● Problem description:
Repeat the material verbatim. Images are excluded from the copy.

*****

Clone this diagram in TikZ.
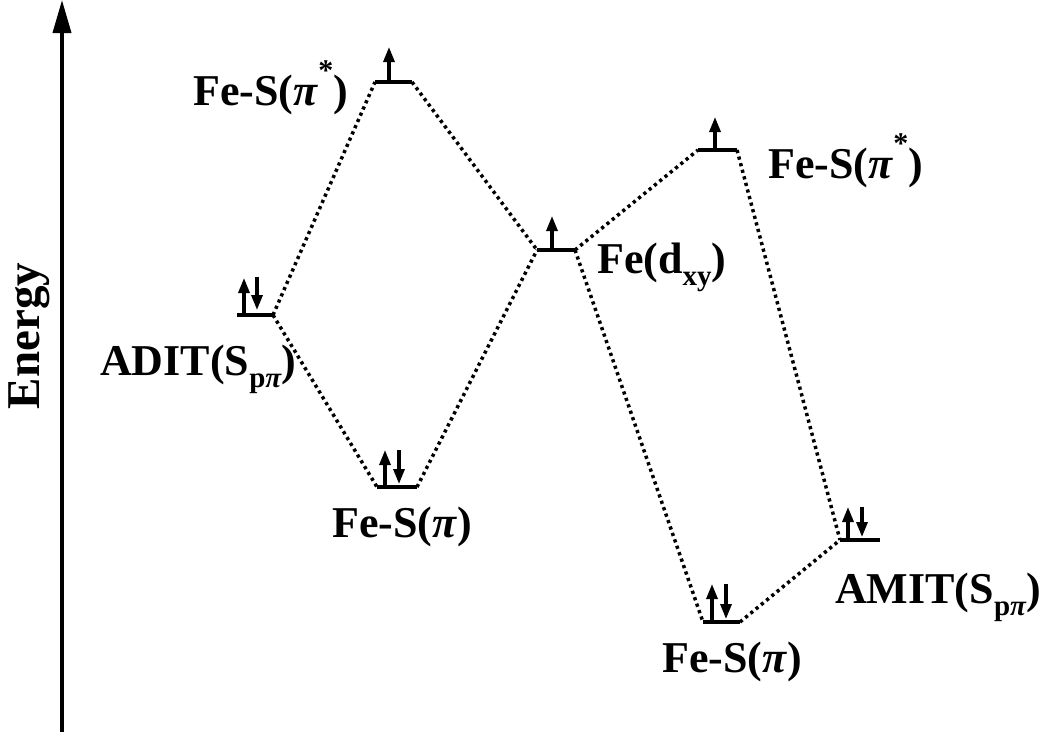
\documentclass[tikz,border=0pt]{standalone}
\usepackage{fontspec}
\setmainfont{Liberation Serif}
\usetikzlibrary{arrows.meta}
\newcommand{\lblfont}{\fontsize{44}{50}\selectfont\bfseries}
\newcommand{\subf}[1]{\raisebox{-0.28em}{\fontsize{29}{30}\selectfont #1}}
\newcommand{\supstar}{\raisebox{0.55em}{\fontsize{30}{30}\selectfont *}}
\newcommand{\pii}{\textit{π}}
\tikzset{
  level/.style={line width=3.6pt},
  conn/.style={line width=3.5pt, dash pattern=on 3.2pt off 3.6pt},
  elecup/.style={line width=3.2pt, -{Triangle[length=15pt,width=11pt]}},
  elecdn/.style={line width=3.2pt, {Triangle[length=15pt,width=11pt]}-},
  lbl/.style={inner sep=0pt, anchor=base west, font=\lblfont},
  axis/.style={line width=3.8pt, -{Triangle[length=33pt,width=18pt]}}
}
\begin{document}
\begin{tikzpicture}[x=1pt,y=-1pt]
\useasboundingbox (0,0) rectangle (1050,732);
% axis
\coordinate (axb) at (62,732);
\coordinate (axt) at (62,0);
\draw[axis] (axb) -- (axt);
\node[rotate=90, anchor=base, inner sep=0pt, font=\fontsize{47}{50}\selectfont\bfseries] (energy) at (39,336) {Energy};
% level endpoints
\coordinate (A1) at (237,315); \coordinate (A2) at (273,315);   % ADIT
\coordinate (B1) at (375,82);  \coordinate (B2) at (412,82);    % Fe-S(pi*) left
\coordinate (C1) at (377,487); \coordinate (C2) at (417,487);   % Fe-S(pi) left
\coordinate (D1) at (537,250); \coordinate (D2) at (575,250);   % Fe(dxy)
\coordinate (E1) at (698,150); \coordinate (E2) at (737,150);   % Fe-S(pi*) right
\coordinate (F1) at (703,622); \coordinate (F2) at (740,622);   % Fe-S(pi) right
\coordinate (G1) at (840,540); \coordinate (G2) at (880,540);   % AMIT
\foreach \p in {A,B,C,D,E,F,G}{\draw[level] (\p1) -- (\p2);}
% connectors
\draw[conn] (A2) -- (B1);
\draw[conn] (A2) -- (C1);
\draw[conn] (B2) -- (D1);
\draw[conn] (C2) -- (D1);
\draw[conn] (D2) -- (E1);
\draw[conn] (D2) -- (F1);
\draw[conn] (E2) -- (G1);
\draw[conn] (F2) -- (G1);
% electrons
\coordinate (ea1) at (244,313); \coordinate (ea1t) at (244,278);
\coordinate (ea2) at (257,310); \coordinate (ea2t) at (257,277);
\draw[elecup] (ea1) -- (ea1t);
\draw[elecdn] (ea2) -- (ea2t);
\coordinate (eb1) at (389,81); \coordinate (eb1t) at (389,47);
\draw[elecup] (eb1) -- (eb1t);
\coordinate (ec1) at (385,486); \coordinate (ec1t) at (385,450);
\coordinate (ec2) at (399,484); \coordinate (ec2t) at (399,450);
\draw[elecup] (ec1) -- (ec1t);
\draw[elecdn] (ec2) -- (ec2t);
\coordinate (ed1) at (552,249); \coordinate (ed1t) at (552,216);
\draw[elecup] (ed1) -- (ed1t);
\coordinate (ee1) at (715,149); \coordinate (ee1t) at (715,117);
\draw[elecup] (ee1) -- (ee1t);
\coordinate (ef1) at (712,621); \coordinate (ef1t) at (712,584);
\coordinate (ef2) at (726,619); \coordinate (ef2t) at (726,584);
\draw[elecup] (ef1) -- (ef1t);
\draw[elecdn] (ef2) -- (ef2t);
\coordinate (eg1) at (848,539); \coordinate (eg1t) at (848,507);
\coordinate (eg2) at (862,537); \coordinate (eg2t) at (862,507);
\draw[elecup] (eg1) -- (eg1t);
\draw[elecdn] (eg2) -- (eg2t);
% labels
\node[lbl] (lB) at (193,105) {Fe-S(\pii\supstar)};
\node[lbl] (lA) at (100,375) {ADIT(S\subf{p\pii})};
\node[lbl] (lC) at (332,537) {Fe-S(\pii)};
\node[lbl] (lD) at (597,273) {Fe(d\subf{xy})};
\node[lbl] (lE) at (768,178) {Fe-S(\pii\supstar)};
\node[lbl] (lF) at (662,672) {Fe-S(\pii)};
\node[lbl] (lG) at (835,603) {AMIT(S\subf{p\pii})};
\end{tikzpicture}
\end{document}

*****

● Output of the exercise:
Clone this diagram in TikZ.
\documentclass[tikz,border=0pt]{standalone}
\usepackage{fontspec}
\setmainfont{Liberation Serif}
\usetikzlibrary{arrows.meta}
\newcommand{\lblfont}{\fontsize{44}{50}\selectfont\bfseries}
\newcommand{\subf}[1]{\raisebox{-0.28em}{\fontsize{29}{30}\selectfont #1}}
\newcommand{\supstar}{\raisebox{0.55em}{\fontsize{30}{30}\selectfont *}}
\newcommand{\pii}{\textit{π}}
\tikzset{
  level/.style={line width=3.6pt},
  conn/.style={line width=3.5pt, dash pattern=on 3.2pt off 3.6pt},
  elecup/.style={line width=3.2pt, -{Triangle[length=15pt,width=11pt]}},
  elecdn/.style={line width=3.2pt, {Triangle[length=15pt,width=11pt]}-},
  lbl/.style={inner sep=0pt, anchor=base west, font=\lblfont},
  axis/.style={line width=3.8pt, -{Triangle[length=33pt,width=18pt]}}
}
\begin{document}
\begin{tikzpicture}[x=1pt,y=-1pt]
\useasboundingbox (0,0) rectangle (1050,732);
% axis
\coordinate (axb) at (62,732);
\coordinate (axt) at (62,0);
\draw[axis] (axb) -- (axt);
\node[rotate=90, anchor=base, inner sep=0pt, font=\fontsize{47}{50}\selectfont\bfseries] (energy) at (39,336) {Energy};
% level endpoints
\coordinate (A1) at (237,315); \coordinate (A2) at (273,315);   % ADIT
\coordinate (B1) at (375,82);  \coordinate (B2) at (412,82);    % Fe-S(pi*) left
\coordinate (C1) at (377,487); \coordinate (C2) at (417,487);   % Fe-S(pi) left
\coordinate (D1) at (537,250); \coordinate (D2) at (575,250);   % Fe(dxy)
\coordinate (E1) at (698,150); \coordinate (E2) at (737,150);   % Fe-S(pi*) right
\coordinate (F1) at (703,622); \coordinate (F2) at (740,622);   % Fe-S(pi) right
\coordinate (G1) at (840,540); \coordinate (G2) at (880,540);   % AMIT
\foreach \p in {A,B,C,D,E,F,G}{\draw[level] (\p1) -- (\p2);}
% connectors
\draw[conn] (A2) -- (B1);
\draw[conn] (A2) -- (C1);
\draw[conn] (B2) -- (D1);
\draw[conn] (C2) -- (D1);
\draw[conn] (D2) -- (E1);
\draw[conn] (D2) -- (F1);
\draw[conn] (E2) -- (G1);
\draw[conn] (F2) -- (G1);
% electrons
\coordinate (ea1) at (244,313); \coordinate (ea1t) at (244,278);
\coordinate (ea2) at (257,310); \coordinate (ea2t) at (257,277);
\draw[elecup] (ea1) -- (ea1t);
\draw[elecdn] (ea2) -- (ea2t);
\coordinate (eb1) at (389,81); \coordinate (eb1t) at (389,47);
\draw[elecup] (eb1) -- (eb1t);
\coordinate (ec1) at (385,486); \coordinate (ec1t) at (385,450);
\coordinate (ec2) at (399,484); \coordinate (ec2t) at (399,450);
\draw[elecup] (ec1) -- (ec1t);
\draw[elecdn] (ec2) -- (ec2t);
\coordinate (ed1) at (552,249); \coordinate (ed1t) at (552,216);
\draw[elecup] (ed1) -- (ed1t);
\coordinate (ee1) at (715,149); \coordinate (ee1t) at (715,117);
\draw[elecup] (ee1) -- (ee1t);
\coordinate (ef1) at (712,621); \coordinate (ef1t) at (712,584);
\coordinate (ef2) at (726,619); \coordinate (ef2t) at (726,584);
\draw[elecup] (ef1) -- (ef1t);
\draw[elecdn] (ef2) -- (ef2t);
\coordinate (eg1) at (848,539); \coordinate (eg1t) at (848,507);
\coordinate (eg2) at (862,537); \coordinate (eg2t) at (862,507);
\draw[elecup] (eg1) -- (eg1t);
\draw[elecdn] (eg2) -- (eg2t);
% labels
\node[lbl] (lB) at (193,105) {Fe-S(\pii\supstar)};
\node[lbl] (lA) at (100,375) {ADIT(S\subf{p\pii})};
\node[lbl] (lC) at (332,537) {Fe-S(\pii)};
\node[lbl] (lD) at (597,273) {Fe(d\subf{xy})};
\node[lbl] (lE) at (768,178) {Fe-S(\pii\supstar)};
\node[lbl] (lF) at (662,672) {Fe-S(\pii)};
\node[lbl] (lG) at (835,603) {AMIT(S\subf{p\pii})};
\end{tikzpicture}
\end{document}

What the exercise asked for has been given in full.